I worked on finding the post-bounce vector today from the packet Tarynn gave me, which basically meant plugging test values into the general equations. It seemed like there were a lot less calculations than there were before--though it usually feels that way once things get properly organized. Not that it didn't take me three hours to work it all out though. There were several parts I just had to sit and stare at for a while until I figured out what was going on. Finally got an answer--V was (1, -1, 2) so V' came out to (1, 2, 4)--however, I've been thinking about it and I don't think it's right. I'm planning on testing/troubleshooting tomorrow.

If I don't catch you before I leave, Tarynn, I'll be back and online hopefully by 7pm your time.

Friday, July 01, 2005

Vectors

Ok, mentally nailed down how to find the intersection of a plane and a line.

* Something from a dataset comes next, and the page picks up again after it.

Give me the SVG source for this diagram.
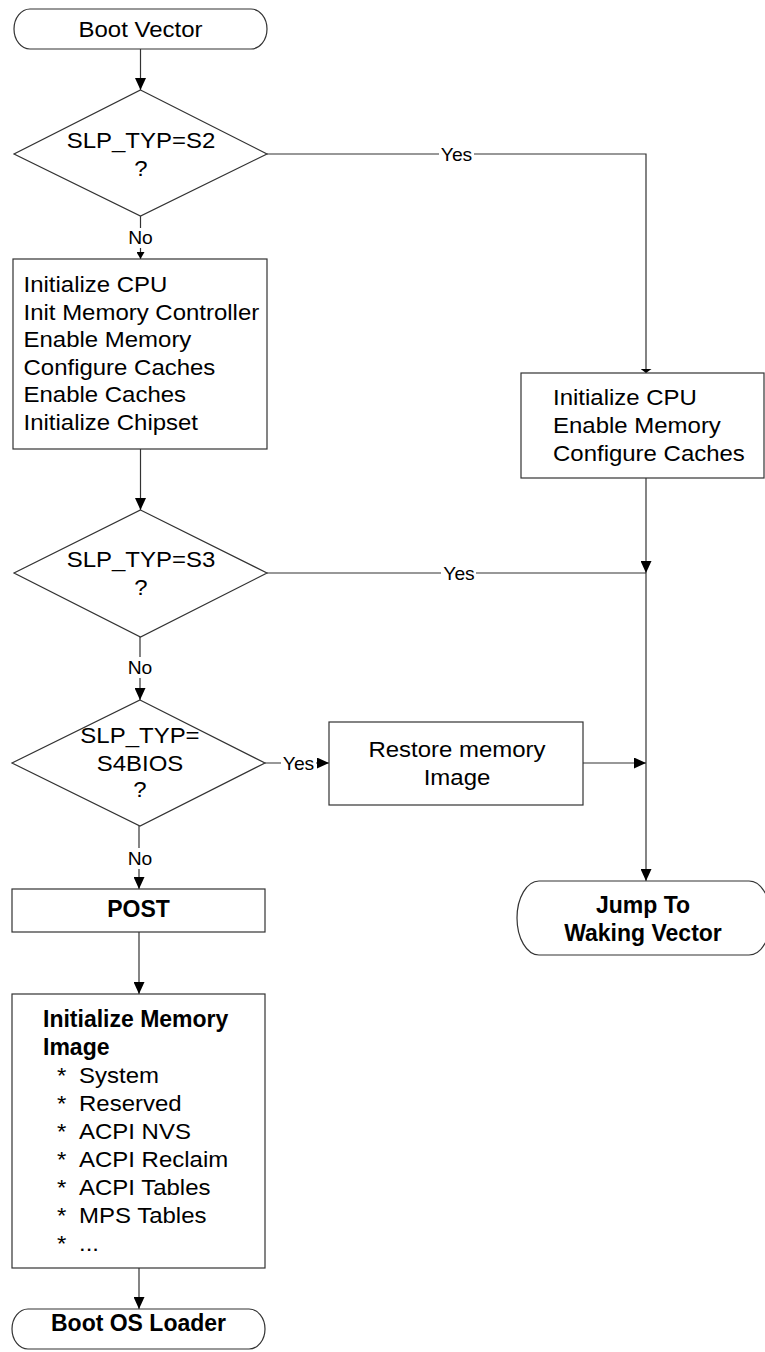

I think I mostly understand dot product, but I don't understand how the one angle you get from the dot product relates to the three angles you get (one each for x, y, and z) from direction cosines. AND I still don't understand what it means for the angles of the "post bounce" vector to be reflections of the angles of the "pre bounce" vector. For example, if the angle between the incoming vector and the local z-axis is 30 degrees, then is the angle between the outgoing vector and the local z-axis 60 degrees? 330 degrees? -30 degrees? ...and then what do I do with it?

I don't understand the cross product at all (I don't know anything about matrices).

Here's some demo code for how the location will be updated based on the vector:

(define TIME-UPDATE .5 seconds)
(define TIME-REFRESH .1 seconds)

critter's vector: (vx, vy, vz)
critter's location: (x, y, z)

every TIME-REFRESH the location is updated:
(make-location
(+ x (* TIME-REFRESH (/ vx TIME-UPDATE)))
(+ y (* TIME-REFRESH (/ vy TIME-UPDATE)))
(+ z (* TIME-REFRESH (/ vz TIME-UPDATE))))

then every TIME-UPDATE the vector is recalculated as well.
If the critter bumps into the wall during a refresh, it moves only as far as the wall and immediately updates its vector, then continues moving in the new direction on the next refresh. At the next time-update the vector is re-updated normally.
Both the TIME-UPDATE and TIME-REFRESH can be set as low as the computers can handle.

The thing is, a critter's movement can only be so continuous, because no matter what equation its movement is based on, it can't move only half a pixel. Of course, if this were displayed on a huge monitor (critters that used to be a millimeter in diameter now being displayed as a centimeter in diameter for example), being able to move very small distances would matter a lot more. I guess it is more important to calculate the position accurately and then let your equipment display it however it can.